::: Data in this exercise :::

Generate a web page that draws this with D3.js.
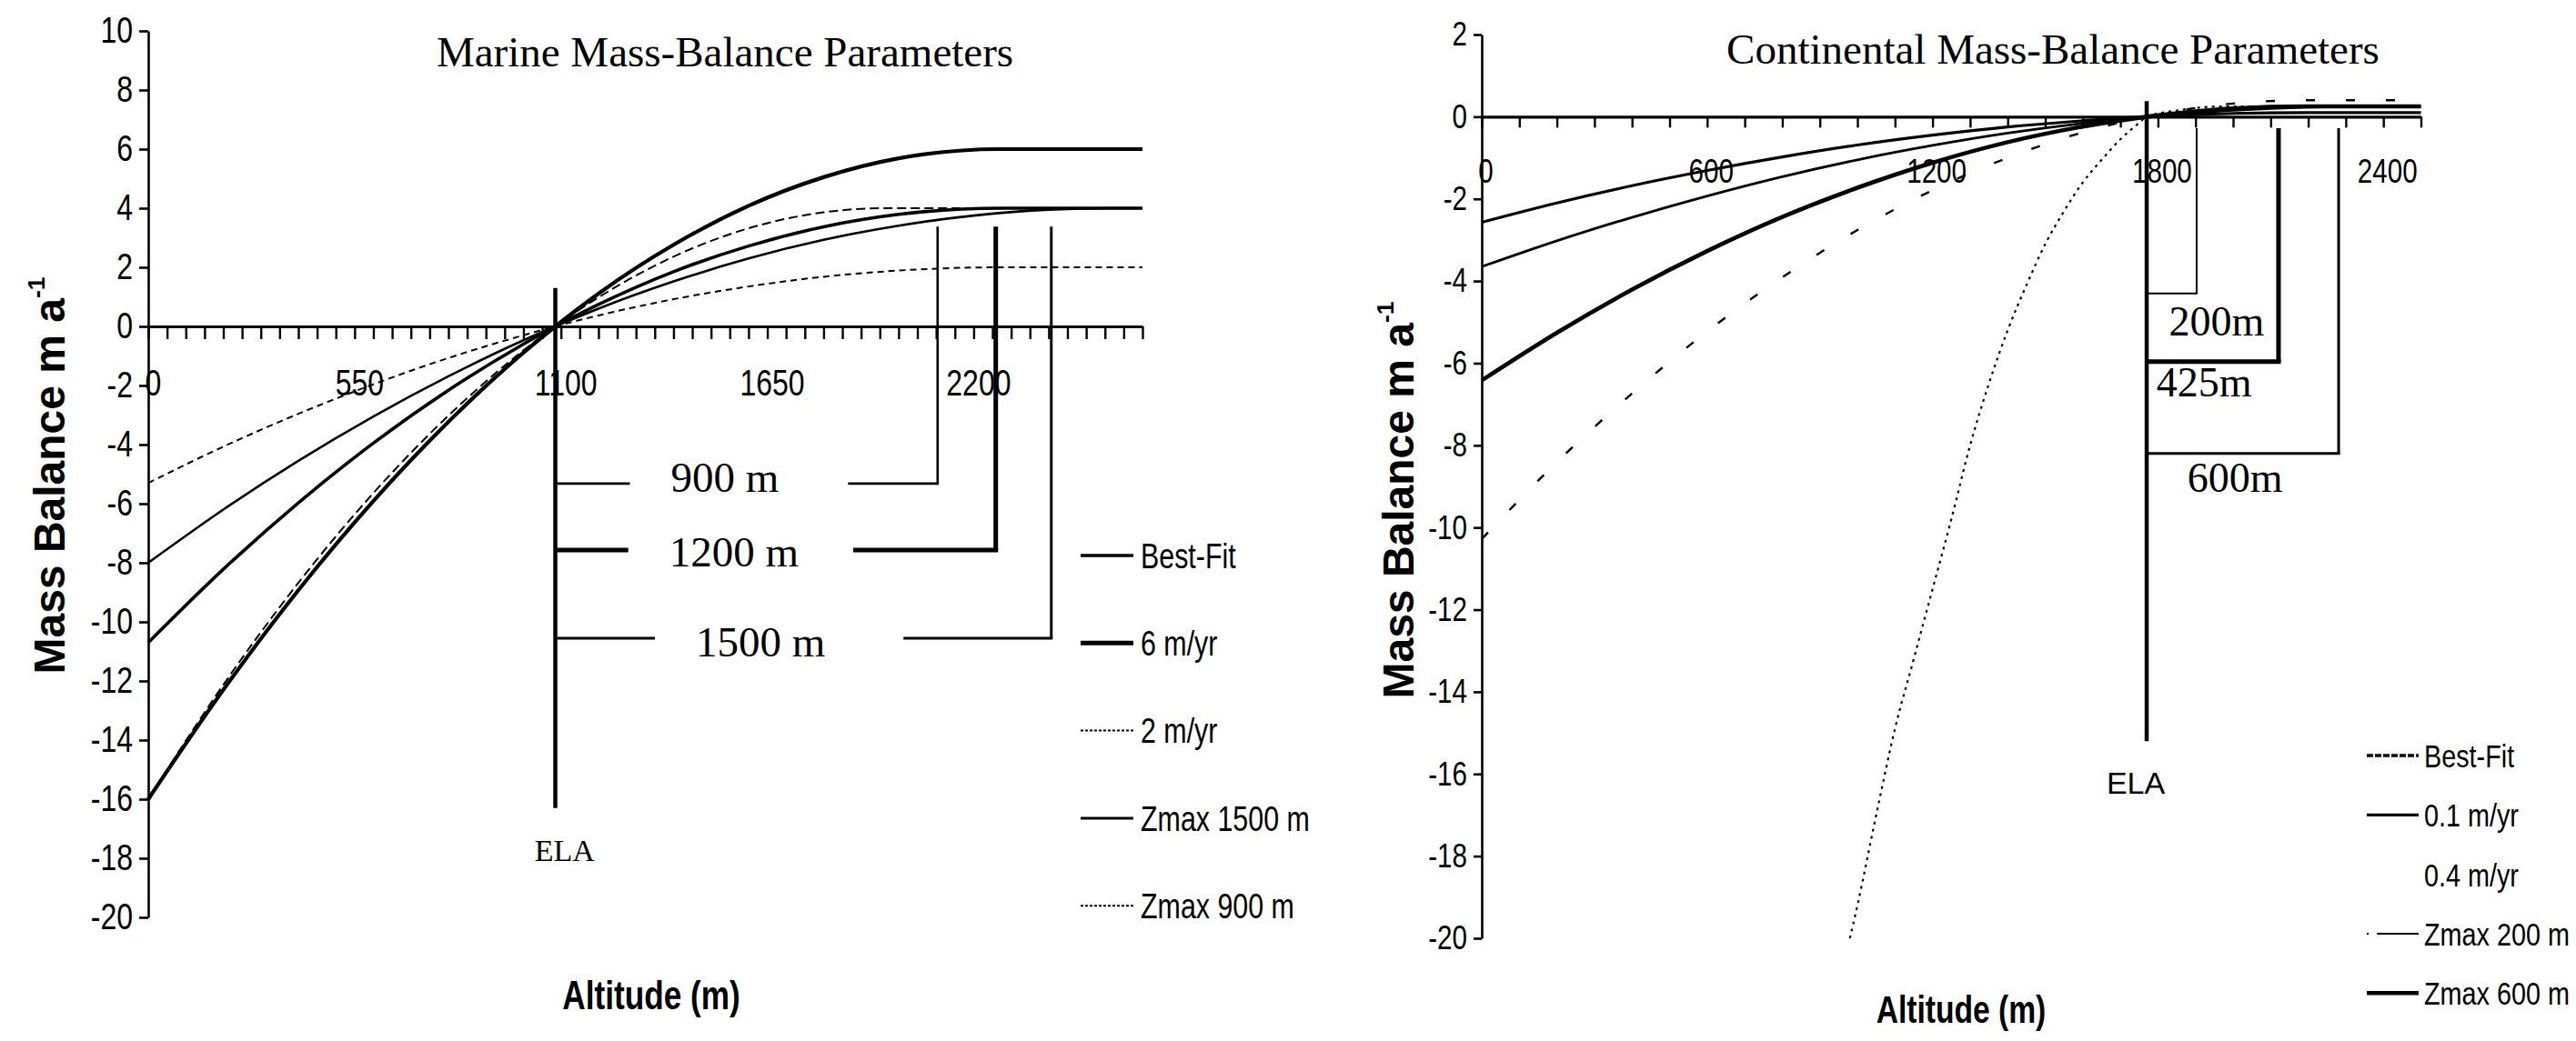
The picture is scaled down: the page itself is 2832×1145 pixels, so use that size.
<!DOCTYPE html>
<html><head><meta charset="utf-8">
<script src="https://cdn.jsdelivr.net/npm/d3@7"></script>
<style>
html,body{margin:0;padding:0;background:#fff;}
svg{display:block;background:#fff;}
.narrow{font-family:"Liberation Sans",Arial,sans-serif;transform-box:fill-box;transform:scaleX(0.8);}
.nm{transform-origin:center;}
.ne{transform-origin:right center;}
.ns{transform-origin:left center;}
.serif{font-family:"Liberation Serif","Times New Roman",serif;}
.sans{font-family:"Liberation Sans",Arial,sans-serif;}
</style></head><body>
<svg id="c" width="2832" height="1145"></svg>
<script>
// ---------------- DATA ----------------
// Marine panel
const marineTitle = "Marine Mass-Balance Parameters";
const marineNames = ["Best-Fit", "6 m/yr", "2 m/yr", "Zmax 1500 m", "Zmax 900 m"];
const marineBestFitAlt = [0,200,400,600,800,1000,1085,1200,1400,1600,1800,2000,2270,2650];
const marineBestFitMB  = [-10.7,-8.22,-5.97,-3.95,-2.16,-0.6,0,0.74,1.85,2.72,3.37,3.79,4,4];
const marine6Alt = [0,200,400,600,800,1000,1085,1200,1400,1600,1800,2000,2270,2650];
const marine6MB  = [-16,-12.3,-8.93,-5.91,-3.23,-0.89,0,1.11,2.76,4.08,5.05,5.69,6,6];
const marine2Alt = [0,200,400,600,800,1000,1085,1200,1400,1600,1800,2000,2280,2650];
const marine2MB  = [-5.3,-4.07,-2.96,-1.96,-1.07,-0.3,0,0.37,0.92,1.35,1.68,1.89,2,2];
const marineZ1500Alt = [0,200,400,600,800,1000,1085,1200,1400,1600,1800,2000,2200,2400,2570,2650];
const marineZ1500MB  = [-8,-6.2,-4.55,-3.05,-1.69,-0.47,0,0.6,1.52,2.3,2.93,3.41,3.75,3.95,4,4];
const marineZ900Alt = [0,200,400,600,800,1000,1085,1200,1400,1600,1800,1960,2650];
const marineZ900MB  = [-16,-12.13,-8.68,-5.64,-3.02,-0.81,0,0.98,2.36,3.32,3.86,4,4];
const marineXTickLabels = [0, 550, 1100, 1650, 2200];
const marineYTicks = [-20,-18,-16,-14,-12,-10,-8,-6,-4,-2,0,2,4,6,8,10];
const marineELA = 1085;
const marineELARange = [1.3, -16.3];
const marineBracketLabels = ["900 m", "1200 m", "1500 m"];
const marineBracketAlt = [2104, 2259, 2407];
const marineBracketLevel = [-5.32, -7.57, -10.55];
const marineBracketTop = 3.38;
const marineBracketLabelAlt = [1537, 1561, 1632];
const marineBracketLabelMB = [-5.6, -8.12, -11.17];

// Continental panel
const contTitle = "Continental Mass-Balance Parameters";
const contNames = ["Best-Fit", "0.1 m/yr", "0.4 m/yr", "Zmax 200 m", "Zmax 600 m"];
const contBestFitAlt = [0,200,400,600,800,1000,1200,1400,1600,1770,1900,2000,2195,2500];
const contBestFitMB  = [-6.42,-5.26,-4.21,-3.27,-2.44,-1.73,-1.12,-0.62,-0.24,0,0.13,0.2,0.25,0.25];
const cont01Alt = [0,200,400,600,800,1000,1200,1400,1600,1770,1900,2000,2195,2500];
const cont01MB  = [-2.57,-2.1,-1.68,-1.31,-0.98,-0.69,-0.45,-0.25,-0.1,0,0.05,0.08,0.1,0.1];
const cont04Alt = [0,200,400,600,800,1000,1200,1400,1600,1770,1900,2000,2195,2500];
const cont04MB  = [-10.28,-8.41,-6.74,-5.23,-3.91,-2.76,-1.79,-1.0,-0.38,0,0.21,0.32,0.4,0.4];
const contZ200Alt = [980,1000,1050,1100,1150,1200,1250,1300,1350,1400,1450,1500,1550,1600,1650,1700,1750,1770,1850,1970,2500];
const contZ200MB  = [-20,-19.2,-17,-14.9,-13.2,-11.5,-9.8,-8,-6.5,-5.2,-4.1,-3.1,-2.3,-1.6,-1.05,-0.55,-0.15,0,0.15,0.25,0.25];
const contZ600Alt = [0,200,400,600,800,1000,1200,1400,1600,1770,2000,2200,2370,2500];
const contZ600MB  = [-3.65,-3.02,-2.45,-1.93,-1.46,-1.05,-0.7,-0.4,-0.16,0,0.155,0.23,0.25,0.25];
const contXTickLabels = [0, 600, 1200, 1800, 2400];
const contYTicks = [-20,-18,-16,-14,-12,-10,-8,-6,-4,-2,0,2];
const contELA = 1770;
const contELARange = [0.38, -15.2];
const contBracketLabels = ["200m", "425m", "600m"];
const contBracketAlt = [1903, 2121, 2281];
const contBracketLevel = [-4.3, -5.96, -8.2];
const contBracketTop = -0.28;
const contBracketLabelAlt = [1956, 1923, 2005];
const contBracketLabelMB = [-5.32, -6.81, -9.13];

const yAxisTitle = "Mass Balance m a";
const yAxisSup = "-1";
const xAxisTitle = "Altitude (m)";

// ---------------- DRAWING ----------------
const svg = d3.select("#c");
svg.append("rect").attr("width",2832).attr("height",1145).attr("fill","#fff");

const marineSeries = [
  [marineBestFitAlt, marineBestFitMB],
  [marine6Alt, marine6MB],
  [marine2Alt, marine2MB],
  [marineZ1500Alt, marineZ1500MB],
  [marineZ900Alt, marineZ900MB]
];
const contSeries = [
  [contBestFitAlt, contBestFitMB],
  [cont01Alt, cont01MB],
  [cont04Alt, cont04MB],
  [contZ200Alt, contZ200MB],
  [contZ600Alt, contZ600MB]
];

const marineStyle = [
  {w:3.6, dash:null}, {w:4.2, dash:null}, {w:2, dash:"7,5"}, {w:2.6, dash:null}, {w:2, dash:"10,5"}
];
const marineLegendStyle = [
  {w:3.6, dash:null}, {w:5, dash:null}, {w:2, dash:"3,2"}, {w:3, dash:null}, {w:2, dash:"3,2"}
];
const contStyle = [
  {w:4.6, dash:null}, {w:3.2, dash:null}, {w:2.4, dash:"10,34"}, {w:2.2, dash:"3,5"}, {w:2.8, dash:null}
];
const contLegendStyle = [
  {w:3.5, dash:"7,2"}, {w:3.2, dash:null}, null, {w:2, dash:"2,9,60"}, {w:4.5, dash:null}
];

function panel(o) {
  const g = svg.append("g");
  const x = d3.scaleLinear().domain(o.xDomain).range(o.xRange);
  const y = d3.scaleLinear().domain(o.yDomain).range(o.yRange);

  // y axis
  const ya = g.append("g").attr("transform",`translate(${o.xRange[0]},0)`)
    .call(d3.axisLeft(y).tickValues(o.yTicks).tickSize(o.yTickSize).tickSizeOuter(0).tickPadding(7).tickFormat(d => String(d)));
  ya.attr("font-family",null).attr("font-size",null);
  ya.select(".domain").attr("stroke","#000").attr("stroke-width",2.6);
  ya.selectAll(".tick line").attr("stroke","#000").attr("stroke-width",2.6);
  ya.selectAll("text").attr("class","narrow ne").attr("font-size",o.tickFont).attr("fill","#000");

  // x axis at y=0
  const xa = g.append("g").attr("transform",`translate(0,${y(0)})`)
    .call(d3.axisBottom(x).tickValues(d3.range(o.xDomain[0], o.xDomain[1]+1, o.xTickStep))
      .tickSize(o.xTickSize).tickSizeOuter(0).tickPadding(o.xTickPad)
      .tickFormat(d => o.xLabels.includes(d) ? String(d) : ""));
  xa.attr("font-family",null).attr("font-size",null);
  xa.select(".domain").attr("stroke","#000").attr("stroke-width",3.2);
  xa.selectAll(".tick line").attr("stroke","#000").attr("stroke-width",2.4);
  xa.selectAll("text").attr("class","narrow nm").attr("font-size",o.tickFont).attr("fill","#000").attr("dx",o.xLabelDx);

  // series
  const lineGen = d3.line().x(d=>x(d[0])).y(d=>y(d[1])).curve(d3.curveMonotoneX);
  o.series.forEach((s,i) => {
    const st = o.styles[i];
    g.append("path").attr("d", lineGen(d3.zip(s[0], s[1])))
      .attr("fill","none").attr("stroke","#000").attr("stroke-width",st.w)
      .attr("stroke-dasharray",st.dash).attr("stroke-linejoin","round");
  });

  // ELA line
  g.append("line").attr("x1",x(o.ela)).attr("x2",x(o.ela))
    .attr("y1",y(o.elaRange[0])).attr("y2",y(o.elaRange[1]))
    .attr("stroke","#000").attr("stroke-width",4.5);
  g.append("text").attr("class",o.elaClass).attr("x",x(o.elaLabel[0])).attr("y",y(o.elaLabel[1]))
    .attr("text-anchor","middle").attr("font-size",o.elaFont).text("ELA");

  // brackets
  o.brackets.labels.forEach((lab,i) => {
    const bw = o.brackets.widths[i];
    const xv = x(o.brackets.alt[i]), yl = y(o.brackets.level[i]);
    g.append("line").attr("x1",xv).attr("x2",xv).attr("y1",y(o.brackets.top)).attr("y2",yl)
      .attr("stroke","#000").attr("stroke-width",bw);
    const t = g.append("text").attr("class","serif").attr("font-size",o.brackets.font)
      .attr("x",x(o.brackets.labelAlt[i])).attr("y",y(o.brackets.labelMB[i]))
      .attr("text-anchor","middle").text(lab);
    const x0 = x(o.ela) + 2;
    if (o.brackets.split) {
      const bb = t.node().getBBox();
      g.append("line").attr("x1",x0).attr("x2",bb.x - o.brackets.gapL).attr("y1",yl).attr("y2",yl)
        .attr("stroke","#000").attr("stroke-width",bw);
      g.append("line").attr("x1",bb.x+bb.width + o.brackets.gapR[i]).attr("x2",xv+bw/2).attr("y1",yl).attr("y2",yl)
        .attr("stroke","#000").attr("stroke-width",bw);
    } else {
      g.append("line").attr("x1",x0).attr("x2",xv+bw/2).attr("y1",yl).attr("y2",yl)
        .attr("stroke","#000").attr("stroke-width",bw);
    }
  });

  // title
  g.append("text").attr("class","serif").attr("font-size",47).attr("x",o.titlePos[0]).attr("y",o.titlePos[1])
    .attr("text-anchor","middle").text(o.title);

  // axis titles
  g.append("text").attr("class","narrow nm").attr("font-weight","bold").attr("font-size",o.xTitleFont)
    .attr("x",o.xTitlePos[0]).attr("y",o.xTitlePos[1]).attr("text-anchor","middle").text(xAxisTitle);
  const yt = g.append("text").attr("class","sans").attr("font-weight","bold").attr("font-size",o.yTitleFont)
    .attr("text-anchor","middle")
    .attr("transform",`translate(${o.yTitlePos[0]},${o.yTitlePos[1]}) rotate(-90)`);
  yt.append("tspan").text(yAxisTitle);
  yt.append("tspan").attr("font-size",o.yTitleFont*0.55).attr("dy",-o.yTitleFont*0.45).text(yAxisSup);

  // legend
  o.names.forEach((nm,i) => {
    const yy = o.legend.y0 + i*o.legend.dy;
    const st = o.legendStyles[i];
    if (st) {
      g.append("line").attr("x1",o.legend.x1).attr("x2",o.legend.x2).attr("y1",yy).attr("y2",yy)
        .attr("stroke","#000").attr("stroke-width",st.w).attr("stroke-dasharray",st.dash);
    }
    g.append("text").attr("class","narrow ns").attr("font-size",o.legend.font)
      .attr("x",o.legend.tx).attr("y",yy).attr("dy","0.36em").text(nm);
  });
}

panel({
  xDomain:[0,2650], xRange:[163,1256], yDomain:[-20,10], yRange:[1009,34],
  yTicks: marineYTicks, yTickSize:10, xTickStep:50, xTickSize:14, xTickPad:34, xLabels: marineXTickLabels, xLabelDx:5,
  tickFont:40, series: marineSeries, styles: marineStyle, legendStyles: marineLegendStyle, names: marineNames,
  ela: marineELA, elaRange: marineELARange, elaLabel:[1110,-18.09], elaClass:"serif", elaFont:34,
  brackets:{labels:marineBracketLabels, alt:marineBracketAlt, level:marineBracketLevel, top:marineBracketTop,
    labelAlt:marineBracketLabelAlt, labelMB:marineBracketLabelMB, widths:[2.6,5,3], font:47, split:true, gapL:45, gapR:[76,60,86]},
  title: marineTitle, titlePos:[797,73],
  xTitleFont:44, xTitlePos:[716,1110], yTitleFont:48, yTitlePos:[71,523],
  legend:{x1:1188, x2:1246, tx:1254, y0:611, dy:96.3, font:38}
});

panel({
  xDomain:[0,2500], xRange:[1629,2661.5], yDomain:[-20,2], yRange:[1032,38],
  yTicks: contYTicks, yTickSize:9, xTickStep:100, xTickSize:12, xTickPad:34, xLabels: contXTickLabels, xLabelDx:4,
  tickFont:37, series: contSeries, styles: contStyle, legendStyles: contLegendStyle, names: contNames,
  ela: contELA, elaRange: contELARange, elaLabel:[1741,-16.47], elaClass:"sans", elaFont:34,
  brackets:{labels:contBracketLabels, alt:contBracketAlt, level:contBracketLevel, top:contBracketTop,
    labelAlt:contBracketLabelAlt, labelMB:contBracketLabelMB, widths:[2,5,3], font:46, split:false},
  title: contTitle, titlePos:[2257,70],
  xTitleFont:42, xTitlePos:[2156,1125], yTitleFont:48, yTitlePos:[1554,550],
  legend:{x1:2602, x2:2659, tx:2665, y0:831, dy:65.3, font:36}
});
</script></body></html>
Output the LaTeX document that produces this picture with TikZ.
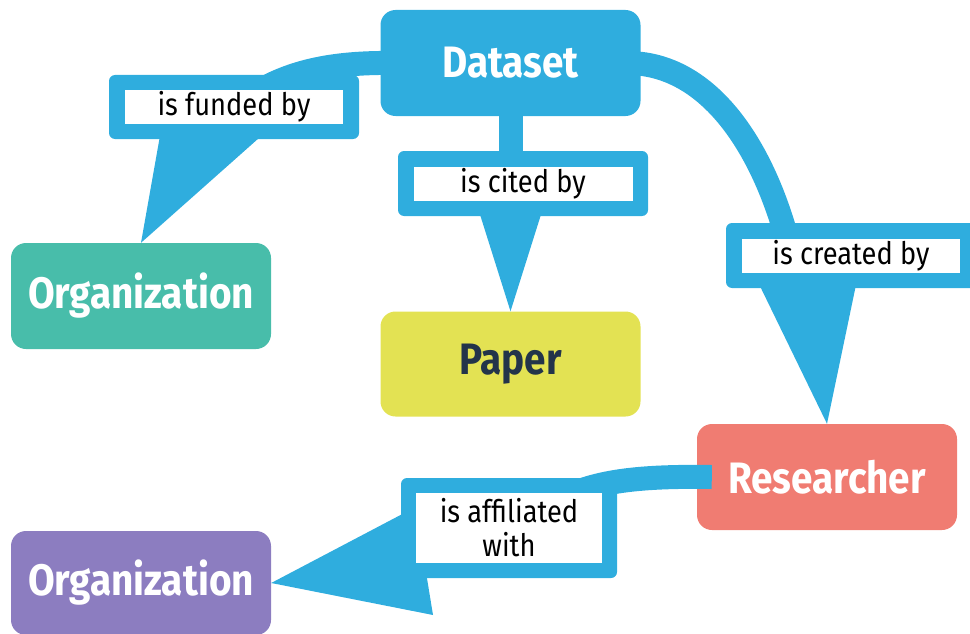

:::

Stated task:
Pick out the lines above containing the word "with", then copy them.

Worked solution:
Generate a web page that draws this with D3.js.
Output the LaTeX document that produces this picture with TikZ.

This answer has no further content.